But we decided to stay together and work through. She admits herself that she has no issue with our relationship currently, she's not unhappy in anyway. She just can't forget what happened and and doesn't know how to get past it, as it's holding her back in so many ways?

When I found out about her "indiscretion" online, I went ballistic and walked out (selfish I know), out of pure anger and hurt. Within a few hours, I came back and decided to work through it. She's of the opinion though, that based on how I reacted, I would never be with her still if the roles were reversed, and she'd done the flirting thing a few more times. She thinks she's an idiot for staying with me based on how I reacted, when she did it, if that makes sense? And that's not helping with her moving on thing.


----------



## John Lee (Mar 16, 2013)

I'm a little confused -- she can't get over the fact that you walked out for a few hours because SHE flirted online? Or is it because you had also done it, yet got upset when she did it?
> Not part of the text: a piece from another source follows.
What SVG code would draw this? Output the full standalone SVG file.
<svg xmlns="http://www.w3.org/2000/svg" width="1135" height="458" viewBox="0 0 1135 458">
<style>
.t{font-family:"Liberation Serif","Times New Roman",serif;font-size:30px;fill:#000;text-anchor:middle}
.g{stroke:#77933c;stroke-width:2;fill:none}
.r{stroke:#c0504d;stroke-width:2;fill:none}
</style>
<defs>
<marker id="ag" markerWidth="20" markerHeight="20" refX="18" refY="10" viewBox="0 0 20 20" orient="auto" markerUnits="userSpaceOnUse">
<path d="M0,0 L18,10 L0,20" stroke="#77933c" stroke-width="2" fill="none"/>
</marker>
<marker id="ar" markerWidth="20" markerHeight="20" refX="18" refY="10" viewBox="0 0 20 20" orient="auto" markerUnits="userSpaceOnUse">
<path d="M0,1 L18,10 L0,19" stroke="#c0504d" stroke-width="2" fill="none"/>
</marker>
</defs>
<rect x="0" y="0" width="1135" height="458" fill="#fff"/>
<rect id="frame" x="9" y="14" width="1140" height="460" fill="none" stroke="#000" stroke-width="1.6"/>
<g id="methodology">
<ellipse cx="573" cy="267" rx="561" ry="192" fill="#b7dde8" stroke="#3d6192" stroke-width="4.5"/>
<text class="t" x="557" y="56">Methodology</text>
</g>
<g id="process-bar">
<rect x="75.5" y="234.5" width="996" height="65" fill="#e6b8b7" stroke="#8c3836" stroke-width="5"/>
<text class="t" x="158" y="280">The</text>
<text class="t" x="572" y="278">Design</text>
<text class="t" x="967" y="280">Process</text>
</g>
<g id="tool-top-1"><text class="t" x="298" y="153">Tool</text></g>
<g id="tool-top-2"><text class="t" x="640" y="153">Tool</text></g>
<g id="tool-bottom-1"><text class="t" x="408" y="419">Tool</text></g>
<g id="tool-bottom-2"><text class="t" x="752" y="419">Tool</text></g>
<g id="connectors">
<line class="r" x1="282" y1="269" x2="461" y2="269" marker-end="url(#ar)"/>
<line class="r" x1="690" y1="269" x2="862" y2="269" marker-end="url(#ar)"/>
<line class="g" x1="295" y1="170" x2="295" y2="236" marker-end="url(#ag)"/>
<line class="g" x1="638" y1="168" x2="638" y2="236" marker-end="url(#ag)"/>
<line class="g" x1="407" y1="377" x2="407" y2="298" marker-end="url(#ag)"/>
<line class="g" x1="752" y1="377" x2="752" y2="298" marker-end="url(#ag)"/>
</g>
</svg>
I'm having a hard time following this.


----------



## mik3yc (Oct 10, 2013)

I flirted online with complete random women 3 or 4 times over 6 years. She flirted with an old workmate which she openly admits to fancying, and he fancies her. But because of my reaction (walking out), she thinks she's an idiot as she never reacted that way, to the point of wanting to leave me. She believes that if I reacted that way after her 1 and only discretion, if she had done it 3 or 4 times like I did, then I would have left her by now. 

Maybe she thought she had carte Blanche to flirt as I had done it before, so now we're oddly equal? I've no idea.


----------



## John Lee (Mar 16, 2013)

So first you flirted with several women. When was the last time? Did you fully reconcile? Have you stopped? How long ago?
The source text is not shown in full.